I've posted about the fascist "Long Live Death" sensibility before: it includes a lip-smacking love of violence, a doctrine of eliminationism, racial and/or cultural exclusionism, and crazy-ass paranoia about "Others."
And I've noted that, certainly on the fringes, there is no longer a clear demarcation between fascists and far-right conservatives--if there ever was. Charles Johnson of Little Green Footballs, for one, has finally had to acknowledge that bitter truth.
Just a short update then, if I may, before I attempt to rekindle my Christmas spirit.

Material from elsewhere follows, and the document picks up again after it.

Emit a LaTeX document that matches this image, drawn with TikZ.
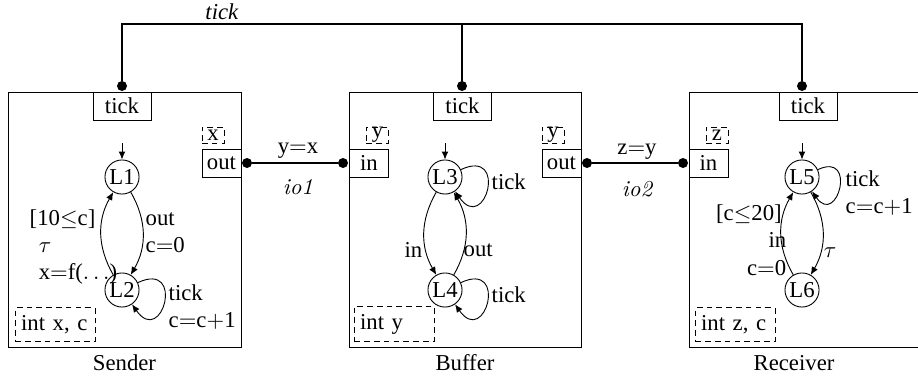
\documentclass[tikz,border=0pt]{standalone}
\usepackage[no-math]{fontspec}
\setmainfont{Liberation Serif}
\usetikzlibrary{arrows.meta}

\newcommand{\eq}{$=$}
\newcommand{\pl}{$+$}
\newcommand{\chan}[1]{{\fontfamily{lmr}\selectfont\itshape #1}}

\tikzset{
  portbox/.style={draw, minimum width=17.2pt, minimum height=12.3pt, inner sep=0pt},
  varbox/.style={draw, dashed, dash pattern=on 2.5pt off 1.8pt, minimum width=9.7pt, minimum height=7pt, inner sep=0pt},
  localbox/.style={draw, dashed, dash pattern=on 2.5pt off 1.8pt, text width=30pt, align=left, inner xsep=2.5pt, minimum height=12.8pt, anchor=south west},
  loc/.style={draw, circle, minimum size=15pt, inner sep=0pt},
  pin/.style={circle, fill, inner sep=0pt, minimum size=4.4pt},
  wire/.style={thick},
  trans/.style={-{Latex[length=3.5pt,width=3pt]}},
  lbl/.style={inner sep=1pt},
}

\begin{document}
\begin{tikzpicture}[x=0.44pt, y=0.44pt]
\useasboundingbox (0,0) rectangle (918,379);

% components
\draw (8,32) rectangle (241,287);
\draw (349,32) rectangle (581,287);
\draw (689,32) rectangle (930,287);
\node at (124.5,16) {Sender};
\node at (465,16) {Buffer};
\node at (794,16) {Receiver};

% ports and their variables
\node[portbox, minimum width=25.5pt] (stick) at (122,273) {tick};
\node[portbox, minimum width=25.5pt] (btick) at (462.5,273) {tick};
\node[portbox, minimum width=25.5pt] (rtick) at (808,273) {tick};
\node[portbox] (sout) at (221.5,216) {out};
\node[portbox] (bin) at (369,216) {in};
\node[portbox] (bout) at (561.5,216) {out};
\node[portbox] (rin) at (708.5,216) {in};
\node[varbox] (sx) at (213,244) {x};
\node[varbox] (by1) at (377.5,244) {y};
\node[varbox] (by2) at (553,244) {y};
\node[varbox] (rz) at (717,244) {z};

% pins
\node[pin] (sp) at (122,293) {};
\node[pin] (bp) at (462,293) {};
\node[pin] (rp) at (802,293) {};
\node[pin] (soutp) at (247,216) {};
\node[pin] (binp) at (343,216) {};
\node[pin] (boutp) at (587,216) {};
\node[pin] (rinp) at (683,216) {};

% tick bus
\coordinate (bus) at (0,355);
\draw[wire] (sp) -- (sp |- bus) -- (rp |- bus) -- (rp);
\draw[wire] (bp) -- (bp |- bus);
\node at (222,367) {\textit{tick}};

% channels
\draw[wire] (soutp) -- (binp);
\draw[wire] (boutp) -- (rinp);
\node at (298,228) {y\eq x};
\node at (298,192) {\chan{io1}};
\node at (637,227) {z\eq y};
\node at (637,190) {\chan{io2}};

% Sender
\node[loc] (L1) at (122,202) {L1};
\node[loc] (L2) at (122,89) {L2};
\coordinate (i1) at (122,236);
\draw[trans] (i1) -- (L1);
\draw[trans] (L1) to[bend left=30] (L2);
\draw[trans] (L2) to[bend left=30] (L1);
\draw[trans] (L2) to[out=25,in=-55,looseness=6] (L2);
\node[lbl, anchor=west, align=left] at (143,146) {out\\c\eq 0};
\node[lbl, anchor=west, align=left] at (27,132) {[10$\leq$c]\\\hspace*{4pt}$\tau$\\\hspace*{4pt}x\eq f($\ldots$)};
\node[lbl, anchor=west, align=left] at (166,72) {tick\\c\eq c\pl 1};
\node[localbox] (sloc) at (15,37) {int x, c};

% Buffer
\node[loc] (L3) at (445,202) {L3};
\node[loc] (L4) at (445,89) {L4};
\coordinate (i3) at (445,236);
\draw[trans] (i3) -- (L3);
\draw[trans] (L3) to[bend right=30] (L4);
\draw[trans] (L4) to[bend right=30] (L3);
\draw[trans] (L3) to[out=25,in=-55,looseness=6] (L3);
\draw[trans] (L4) to[out=25,in=-55,looseness=6] (L4);
\node[lbl, anchor=east] at (425,129) {in};
\node[lbl, anchor=west] at (461,129) {out};
\node[lbl, anchor=west] at (489,197) {tick};
\node[lbl, anchor=west] at (489,84) {tick};
\node[localbox] (bloc) at (354,37) {int y};

% Receiver
\node[loc] (L5) at (802,202) {L5};
\node[loc] (L6) at (802,89) {L6};
\coordinate (i5) at (802,236);
\draw[trans] (i5) -- (L5);
\draw[trans] (L5) to[bend left=30] (L6);
\draw[trans] (L6) to[bend left=30] (L5);
\draw[trans] (L5) to[out=25,in=-55,looseness=5] (L5);
\node[lbl, anchor=east, align=right] at (789,139) {[c$\leq$20]\hspace*{2pt}\\in\hspace*{7pt}\\c\eq 0};
\node[lbl] at (830,126) {$\tau$};
\node[lbl, anchor=west, align=left] at (843,186) {tick\\c\eq c\pl 1};
\node[localbox] (rloc) at (695,37) {int z, c};
\end{tikzpicture}
\end{document}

I've already noted Best Blogger Kate McMillan's approving reference yesterday to the murder of journalists--68 in 2009 alone. It behooves one to read the comments of her regulars, as well: loyal psychopathic footsoldiers, for the most part, relishing violence and death--essential elements, it seems, of their diseased politics.
And here, unsurprisingly, is Nick Packwood (Ghost of a Flea) cheering on the beating of unarmed, passively resisting demonstrators in Copenhagen by Denmark's finest. He expresses his strong agreement with the UK Telegraph's Gerald Warner, a man whose pro-fascist leanings extend to defending the bombing of Guernica, and who put matters thus:
There was one good moment at Copenhagen, though: some seriously professional truncheon work by Danish Plod on the smellies.

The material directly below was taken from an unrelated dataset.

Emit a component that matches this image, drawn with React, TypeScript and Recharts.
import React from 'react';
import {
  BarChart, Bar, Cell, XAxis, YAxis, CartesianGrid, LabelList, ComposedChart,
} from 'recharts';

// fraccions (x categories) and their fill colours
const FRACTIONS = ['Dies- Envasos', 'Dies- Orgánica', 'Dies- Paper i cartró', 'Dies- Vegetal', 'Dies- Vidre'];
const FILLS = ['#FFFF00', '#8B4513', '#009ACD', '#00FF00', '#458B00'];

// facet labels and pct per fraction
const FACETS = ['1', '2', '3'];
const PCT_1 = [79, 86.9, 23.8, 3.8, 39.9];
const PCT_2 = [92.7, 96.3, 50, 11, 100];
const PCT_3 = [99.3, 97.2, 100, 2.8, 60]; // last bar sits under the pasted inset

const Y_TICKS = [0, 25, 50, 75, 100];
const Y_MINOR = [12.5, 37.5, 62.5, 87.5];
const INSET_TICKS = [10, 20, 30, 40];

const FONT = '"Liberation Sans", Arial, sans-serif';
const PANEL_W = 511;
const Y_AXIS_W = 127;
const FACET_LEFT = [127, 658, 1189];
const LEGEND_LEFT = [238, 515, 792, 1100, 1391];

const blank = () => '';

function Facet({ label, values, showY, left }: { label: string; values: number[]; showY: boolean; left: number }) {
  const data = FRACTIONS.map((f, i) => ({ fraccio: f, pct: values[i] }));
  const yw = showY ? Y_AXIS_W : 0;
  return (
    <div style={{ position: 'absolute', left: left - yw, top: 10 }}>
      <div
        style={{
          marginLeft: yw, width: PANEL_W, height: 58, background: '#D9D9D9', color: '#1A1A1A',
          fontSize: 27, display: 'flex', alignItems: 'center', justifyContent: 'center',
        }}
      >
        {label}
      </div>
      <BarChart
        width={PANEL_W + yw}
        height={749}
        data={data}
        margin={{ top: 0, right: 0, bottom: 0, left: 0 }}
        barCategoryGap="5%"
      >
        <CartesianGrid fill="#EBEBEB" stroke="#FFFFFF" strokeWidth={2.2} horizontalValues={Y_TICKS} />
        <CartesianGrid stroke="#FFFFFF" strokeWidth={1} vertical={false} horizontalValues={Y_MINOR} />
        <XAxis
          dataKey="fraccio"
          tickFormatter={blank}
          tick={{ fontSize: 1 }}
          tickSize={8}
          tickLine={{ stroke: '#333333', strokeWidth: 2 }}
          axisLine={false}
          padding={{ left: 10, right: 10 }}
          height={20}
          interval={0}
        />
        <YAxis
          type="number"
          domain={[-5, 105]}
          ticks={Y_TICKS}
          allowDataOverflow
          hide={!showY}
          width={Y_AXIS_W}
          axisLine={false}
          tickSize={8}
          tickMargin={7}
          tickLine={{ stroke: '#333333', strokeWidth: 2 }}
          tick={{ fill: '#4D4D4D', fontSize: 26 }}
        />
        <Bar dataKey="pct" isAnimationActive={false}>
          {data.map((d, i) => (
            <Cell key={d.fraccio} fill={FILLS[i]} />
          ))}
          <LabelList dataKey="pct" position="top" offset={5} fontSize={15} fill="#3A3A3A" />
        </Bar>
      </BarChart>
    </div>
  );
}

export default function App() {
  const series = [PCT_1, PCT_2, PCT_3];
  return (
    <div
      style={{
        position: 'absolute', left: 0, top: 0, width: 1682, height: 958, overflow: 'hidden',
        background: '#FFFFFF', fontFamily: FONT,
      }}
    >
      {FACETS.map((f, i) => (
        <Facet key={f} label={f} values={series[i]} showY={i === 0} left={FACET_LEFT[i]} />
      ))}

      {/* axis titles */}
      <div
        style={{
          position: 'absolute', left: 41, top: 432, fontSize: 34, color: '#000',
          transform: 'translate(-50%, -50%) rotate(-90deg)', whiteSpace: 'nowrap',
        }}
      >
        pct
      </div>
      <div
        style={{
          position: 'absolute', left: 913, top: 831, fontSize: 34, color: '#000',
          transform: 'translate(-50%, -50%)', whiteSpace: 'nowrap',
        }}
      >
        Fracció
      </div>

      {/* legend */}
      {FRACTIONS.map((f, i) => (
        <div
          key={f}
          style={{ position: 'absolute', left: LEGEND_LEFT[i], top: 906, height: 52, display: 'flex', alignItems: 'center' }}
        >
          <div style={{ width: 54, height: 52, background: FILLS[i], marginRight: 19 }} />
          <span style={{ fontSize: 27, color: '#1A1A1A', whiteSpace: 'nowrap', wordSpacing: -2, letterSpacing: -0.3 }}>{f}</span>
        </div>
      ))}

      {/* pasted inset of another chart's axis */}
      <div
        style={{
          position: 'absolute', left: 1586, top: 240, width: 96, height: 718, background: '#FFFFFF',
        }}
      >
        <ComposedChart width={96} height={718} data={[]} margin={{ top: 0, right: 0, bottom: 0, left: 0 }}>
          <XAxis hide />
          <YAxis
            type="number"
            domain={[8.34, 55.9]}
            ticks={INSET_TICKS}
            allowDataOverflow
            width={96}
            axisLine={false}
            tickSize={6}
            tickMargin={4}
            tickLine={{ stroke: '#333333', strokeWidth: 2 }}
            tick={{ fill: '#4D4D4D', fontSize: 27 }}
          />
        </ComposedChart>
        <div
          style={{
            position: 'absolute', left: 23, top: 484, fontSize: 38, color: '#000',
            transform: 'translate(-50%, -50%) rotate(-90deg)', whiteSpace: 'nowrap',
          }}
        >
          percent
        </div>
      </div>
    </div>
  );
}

Interesting how the allegedly anti-State folks--among whom we must number several Speech Warriors™--go all soft and gooey when the State brutalizes those with whom they happen to disagree, and happily applaud the murder of journalists who tell them what they don't want to hear.
Defending vicious homophobes and neo-Nazis against the fearsome Human Rights Commissions is, we are told, a matter of principle. It's all about freedom of expression, not the substance of that expression. Odd, then, isn't it, that those who crush that freedom with guns and truncheons attract the cheering support of these erstwhile libertarians?